UPDATE - October 2020. This article is the best source on this topic, covering all aspects of super nodes
(my original answer below)
It's a good question. This isn't really an answer, but why shouldn't we be able to discuss this here? Technically I think I'm supposed to flag your question as "primarily opinion based" since you're explicitly soliciting opinions, but I think it's worth the discussion.
The boring but honest answer is that it always depends on your query patterns. Without knowing what kinds of queries you're going to issue against this data structure, there's really no way to know the "best" approach.
Supernodes are problems in other areas as well. Graph databases sometimes are very difficult to scale in some ways, because the data in them is hard to partition. If this were a relational database, we could partition vertically or horizontally. In a graph DB when you have supernodes, everything is "close" to everything else. (An Alaskan farmer likes Lady Gaga, so does a New York banker). Moreso than just graph traversal speed, supernodes are a big problem for all sorts of scalability.
Rik's suggestion boils down to encouraging you to create "sub-clusters" or "partitions" of the super-node. For certain query patterns, this might be a good idea, and I'm not knocking the idea, but I think hidden in here is the notion of a clustering strategy. How many meta nodes do you assign? How many max links per meta-node? How did you go about assigning this user to this meta node (and not some other)? Depending on your queries, those questions are going to be very hard to answer, hard to implement correctly, or both.
A different (but conceptually very similar) approach is to clone Lady Gaga about a thousand times, and duplicate her data and keep it in sync between nodes, then assert a bunch of "same as" relationships between the clones. This isn't that different than the "meta" approach, but it has the advantage that it copies Lady Gaga's data to the clone, and the "Meta" node isn't just a dumb placeholder for navigation. Most of the same problems apply though.
Here's a different suggestion though: you have a large-scale many-to-many mapping problem here. It's possible that if this is a really huge problem for you, you'd be better off breaking this out into a single relational table with two columns (from_id, to_id), each referencing a neo4j node ID. You then might have a hybrid system that's mostly graph (but with some exceptions). Lots of tradeoffs here; of course you couldn't traverse that rel in cypher at all, but it would scale and partition much better, and querying for a particular rel would probably be much faster.
One general observation here: whether we're talking about relational, graph, documents, K/V databases, or whatever -- when the databases get really big, and the performance requirements get really intense, it's almost inevitable that people end up with some kind of a hybrid solution with more than one kind of DBMS. This is because of the inescapable reality that all databases are good at some things, and not good at others. So if you need a system that's good at most everything, you're going to have to use more than one kind of database. :)
There is probably quite a bit neo4j can do to optimize in these cases, but it would seem to me that the system would need some kinds of hints on access patterns in order to do a really good job at that. Of the 2,000,000 relations present, how to the endpoints best cluster? Are older relationships more important than newer, or vice versa?
Re. the Neo4j blog, dense node support should be enhanced in Neo4j 2.1 (and above), see also http://neo4j.com/blog/neo4j-2-1-graph-etl/
(disclaimer: not an answer, but some discussion)
The 2013 neo4j blog post you mentioned links to this github commit, where the intended problem scope and its solution is discussed. To summarize, it does not address the general supernode issue. Instead, it alleviates the issue when, among multiple relationship types (and directions) that a supernode has, some of the types (directions) happen to have disproportionately less edges than the others. The engine is able to filter based on types and directions.
A more generic solution is the vertex centric approach from Titan (https://stackoverflow.com/a/21385213/1311956), which sort the edges by one or a composite of properties, result in O(log(E)) searching performance, where E is the number of edges in/out of the supernode.
Neo4j has the concept of index on relationships. Unlike vertex centric approach of Titan, the index is global. However, relationship index is a legacy one in Neo4j. This is discussed in another stackoverflow thread.
Another issue with Supernode is the storage problem which leads to storage issue and IO cost.

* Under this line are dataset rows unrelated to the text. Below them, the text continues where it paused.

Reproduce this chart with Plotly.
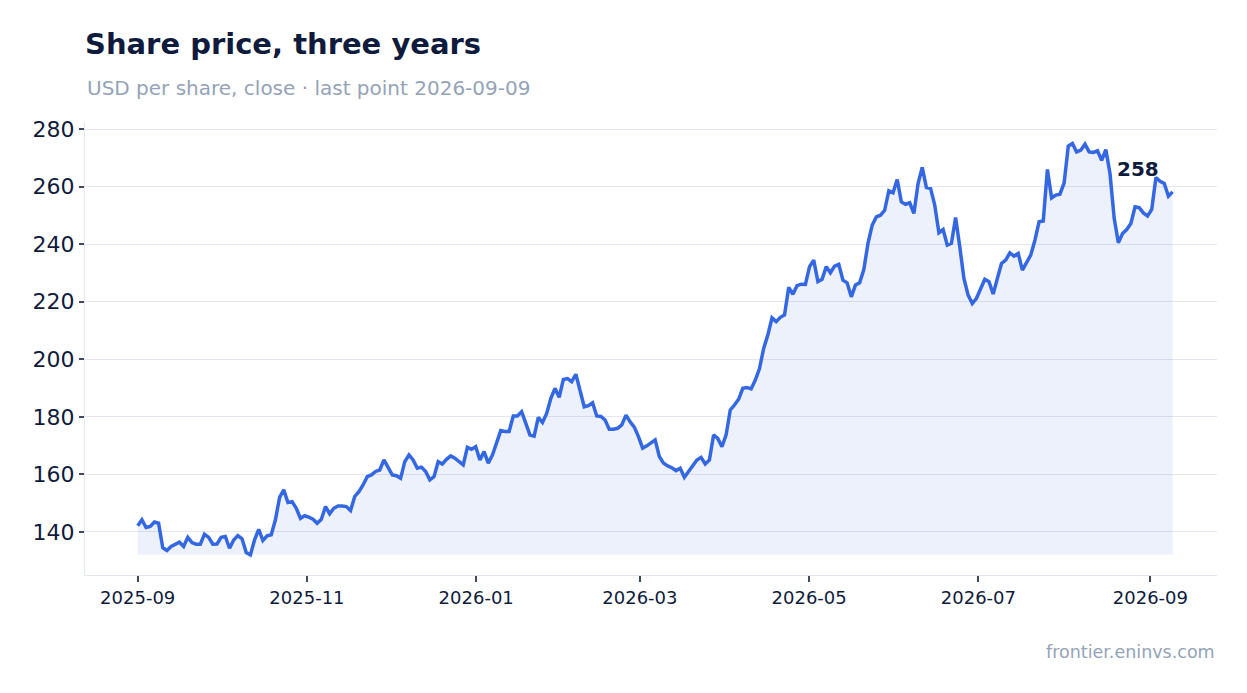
import pandas as pd
import plotly.graph_objects as go

# closing prices (roughly every 1.5 days)
close = [
    142.1, 144.2, 141.5, 141.9, 143.4, 143.0, 134.5, 133.5, 134.9, 135.5,
    136.4, 134.9, 138.1, 136.3, 135.7, 135.7, 139.2, 138.1, 135.7, 135.8,
    138.1, 138.4, 134.3, 137.2, 138.7, 137.6, 132.8, 132.0, 137.2, 140.9,
    137.0, 138.6, 139.0, 144.2, 152.0, 154.6, 150.2, 150.5, 148.2, 144.7,
    145.6, 145.1, 144.4, 143.0, 144.4, 148.8, 146.3, 148.2, 149.0, 149.0,
    148.8, 147.4, 152.3, 154.0, 156.3, 159.2, 159.8, 161.0, 161.5, 165.0,
    162.5, 159.8, 159.5, 158.6, 164.4, 166.7, 165.0, 162.1, 162.5, 161.0,
    158.1, 159.2, 164.4, 163.6, 165.2, 166.4, 165.6, 164.4, 163.3, 169.4,
    168.7, 169.6, 165.0, 167.9, 163.9, 166.7, 171.4, 175.2, 174.9, 174.9,
    180.3, 180.3, 181.8, 177.7, 173.7, 173.3, 179.8, 178.0, 181.2, 186.4,
    189.9, 186.8, 193.0, 193.3, 192.2, 194.8, 189.3, 183.5, 183.9, 184.9,
    180.3, 180.1, 178.9, 175.7, 175.7, 176.0, 177.2, 180.6, 178.3, 176.4,
    173.1, 169.1, 169.9, 170.8, 172.0, 166.2, 163.9, 162.9, 162.3, 161.3,
    162.1, 159.0, 161.0, 162.9, 165.0, 165.9, 163.6, 165.0, 173.7, 172.5,
    169.6, 173.7, 182.4, 184.1, 186.1, 189.9, 190.2, 189.7, 192.8, 196.8,
    203.8, 208.4, 214.4, 213.1, 214.6, 215.4, 225.0, 222.6, 225.6, 226.1,
    226.0, 232.2, 234.5, 227.0, 227.8, 232.2, 230.1, 232.4, 233.0, 227.5,
    226.6, 221.7, 225.8, 226.6, 231.2, 240.3, 246.6, 249.5, 250.1, 251.8,
    258.6, 257.9, 262.5, 254.7, 253.9, 254.4, 250.7, 261.1, 266.7, 259.7,
    259.4, 253.6, 244.0, 245.1, 239.7, 240.3, 249.3, 239.1, 228.0, 222.3,
    219.4, 221.2, 224.6, 227.8, 227.0, 222.7, 228.1, 233.3, 234.5, 237.0,
    235.9, 236.8, 231.0, 233.6, 236.2, 241.4, 247.8, 248.1, 266.0, 256.1,
    257.1, 257.4, 261.3, 274.1, 275.0, 272.1, 272.7, 274.8, 272.1, 271.9,
    272.5, 269.2, 272.9, 264.6, 249.0, 240.5, 243.7, 245.1, 247.2, 253.0,
    252.7, 250.9, 249.8, 252.1, 263.2, 261.9, 261.1, 256.7, 258.2,
]
first_day = "2025-09-01"
last_day = "2026-09-09"
dates = pd.date_range(first_day, last_day, periods=len(close))

LINE = "#3468e3"
NAVY = "#0f1b3d"
GREY = "#94a3b8"
GRID = "#e2e7f0"
TICK = "#3f4a5e"
FONT = "DejaVu Sans"

W, H = 1239, 685  # page adds an 8px body margin

fig = go.Figure()

# invisible baseline at the lowest close, so the area is filled down to it
fig.add_trace(go.Scatter(x=dates, y=[min(close)] * len(close), mode="lines",
                         line=dict(width=0), hoverinfo="skip", showlegend=False))
fig.add_trace(go.Scatter(x=dates, y=close, mode="lines", fill="tonexty",
                         fillcolor="rgba(52,104,227,0.09)",
                         line=dict(color=LINE, width=3.5), showlegend=False))

fig.add_annotation(x=dates[-1], y=close[-1], text="<b>%d</b>" % round(close[-1]),
                   showarrow=False, xanchor="right", yanchor="bottom",
                   xshift=-12, yshift=9, font=dict(size=20, color=NAVY, family=FONT))
fig.add_annotation(xref="paper", yref="paper", x=0, y=1.075,
                   text="USD per share, close · last point " + last_day,
                   showarrow=False, xanchor="left", yanchor="middle",
                   font=dict(size=20, color=GREY, family=FONT))
fig.add_annotation(xref="paper", yref="paper", x=1, y=-0.17,
                   text="frontier.eninvs.com", showarrow=False,
                   xanchor="right", yanchor="middle",
                   font=dict(size=17.5, color=GREY, family=FONT))

fig.update_layout(
    width=W, height=H,
    paper_bgcolor="white", plot_bgcolor="white",
    margin=dict(l=77, r=30, t=114, b=118),
    font=dict(family=FONT, color=NAVY),
    title=dict(text="<b>Share price, three years</b>", xref="container",
               x=77 / W, xanchor="left", y=1 - 36 / H, yanchor="middle",
               font=dict(size=29, color=NAVY, family=FONT)),
)
fig.update_xaxes(range=["2025-08-13", "2026-09-25"], tick0="2025-09-01", dtick="M2",
                 tickformat="%Y-%m", showgrid=False, showline=True, linecolor=GRID,
                 ticks="outside", ticklen=6, tickwidth=1.5, tickcolor=TICK,
                 tickfont=dict(size=18, color=NAVY))
fig.update_yaxes(range=[125, 282.5], dtick=20, showgrid=True, gridcolor=GRID,
                 showline=True, linecolor=GRID, zeroline=False,
                 ticks="outside", ticklen=5, tickwidth=1.5, tickcolor=TICK,
                 tickfont=dict(size=22, color=NAVY))

fig.write_html("out.html")
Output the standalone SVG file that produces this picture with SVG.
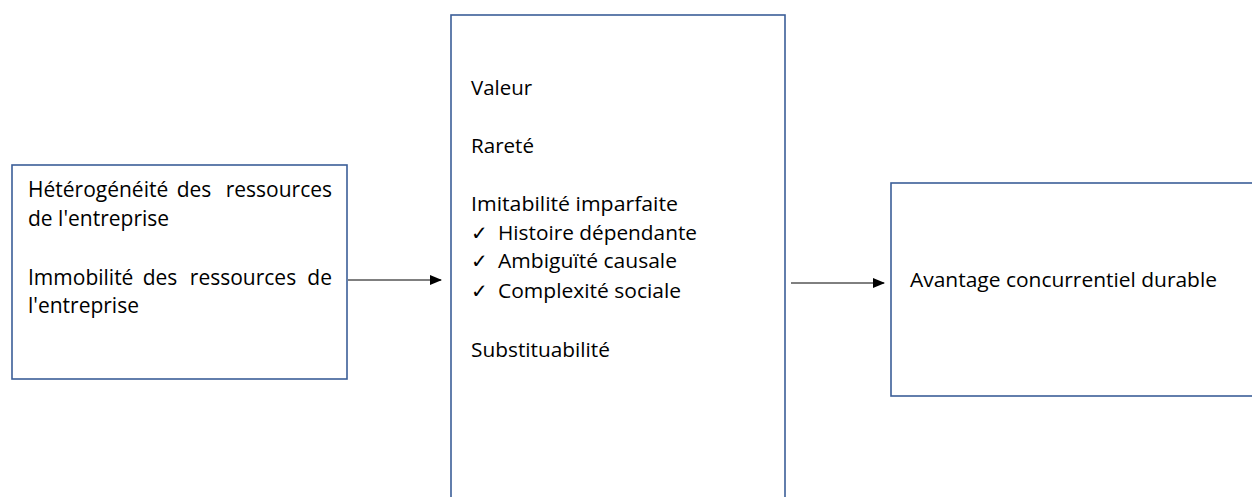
<svg xmlns="http://www.w3.org/2000/svg" width="1252" height="497" viewBox="0 0 1252 497">
<defs>
<style>
.box{fill:#fff;stroke:#3B5E98;stroke-width:1.6}
.t{font-family:"Open Sans","Liberation Sans",sans-serif;font-size:20px;fill:#000}
.b1{font-size:21px}
.m{text-anchor:middle}
.e{text-anchor:end}
.c{stroke:#000;stroke-width:1;fill:none}
</style>
<marker id="ah" markerWidth="12" markerHeight="10" refX="11" refY="5" orient="auto" markerUnits="userSpaceOnUse">
<path d="M0,0 L12,5 L0,10 Z" fill="#000"/>
</marker>
</defs>
<rect width="1252" height="497" fill="#fff"/>
<g id="connectors">
<line class="c" x1="348" y1="280" x2="441" y2="280" marker-end="url(#ah)"/>
<line class="c" x1="791" y1="283" x2="884" y2="283" marker-end="url(#ah)"/>
</g>
<g id="node-ressources">
<rect class="box" x="12" y="165" width="335" height="214"/>
<text class="t b1" x="28" y="197">Hétérogénéité</text>
<text class="t b1 m" x="194" y="197">des</text>
<text class="t b1 e" x="332" y="197">ressources</text>
<text class="t b1" x="28" y="226">de l'entreprise</text>
<text class="t b1" x="28" y="285">Immobilité</text>
<text class="t b1 m" x="160" y="285">des</text>
<text class="t b1 m" x="243" y="285">ressources</text>
<text class="t b1 e" x="332" y="285">de</text>
<text class="t b1" x="28" y="313">l'entreprise</text>
</g>
<g id="node-criteres">
<rect class="box" x="451" y="15" width="334" height="500"/>
<text class="t" x="471" y="95" textLength="61" lengthAdjust="spacingAndGlyphs">Valeur</text>
<text class="t" x="471" y="153" textLength="63" lengthAdjust="spacingAndGlyphs">Rareté</text>
<text class="t" x="471" y="211" textLength="207" lengthAdjust="spacingAndGlyphs">Imitabilité imparfaite</text>
<text class="t" x="471" y="240">✓</text>
<text class="t" x="498" y="240" textLength="199" lengthAdjust="spacingAndGlyphs">Histoire dépendante</text>
<text class="t" x="471" y="268">✓</text>
<text class="t" x="498" y="268" textLength="179" lengthAdjust="spacingAndGlyphs">Ambiguïté causale</text>
<text class="t" x="471" y="298">✓</text>
<text class="t" x="498" y="298" textLength="183" lengthAdjust="spacingAndGlyphs">Complexité sociale</text>
<text class="t" x="471" y="357" textLength="139" lengthAdjust="spacingAndGlyphs">Substituabilité</text>
</g>
<g id="node-avantage">
<rect class="box" x="891" y="183" width="380" height="213"/>
<text class="t" x="910" y="287" textLength="307" lengthAdjust="spacingAndGlyphs">Avantage concurrentiel durable</text>
</g>
</svg>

How do IaaS nodes communicate to form a cluster?

How do nodes communicate with each other, or how do they become aware of each other (in a decentralized manner) in an IaaS environment? As an example: this article about Akka on Google's IaaS describes a 1500+ decentralized cluster intercommunicating randomly. What is the outline of this process?
It would be quite long to explain how Akka cluster works in detail, but I can try to give an overview.
The membership set in Akka is esentially a highly specialized CRDT. Since talking about Vector Clocks itself would be a lengthy discussion, I will use the analogy of git-like repositories.
You can imagine every Akka node maintaining its own repository where HEAD points to the current state of the cluster (known by that node). When a node introduces a change, it branches off, and starts to propagate the change to other nodes (this part is what is more or less random).
There are certain changes which we call monotonic which in the git analogy would mean that the branch is trivially mergeable. Those changes are just merged by other nodes as they receive them and they will then propagate the merge commit to others and eventually everything stabilizes (HEAD points to the same content).
There are other kind of changes that are not trivial to merge (non-monotonic). The process then is that a node first sends around a proposal: "I want to make this non-trivial change C". This is needed because the other nodes need to be aware of this pending "complex" change and prepare themselves. This is disseminated among the nodes until everyone receives it. Now we are at the state where "Everyone knows that someone proposed to make the change C", but this is not enough, since no one is actually aware that there is an agreement yet.
Therefore there is another "round", where nodes start to propagate the information "I, node Y, are aware of the fact that change C has been proposed". Eventually one or more nodes become aware that there is an agreement (this is more or less a distributed acknowledgement protocol). So the state now is "At least one node knows that every node knows that the change C has been proposed". This is (partly) what we refer to as convergence. At this point the node (or nodes) that are aware of the agreement will make the merge and propagate it.
Please note that I highly simplified the explanation here, obviously the devil (and scaling) is in the details :)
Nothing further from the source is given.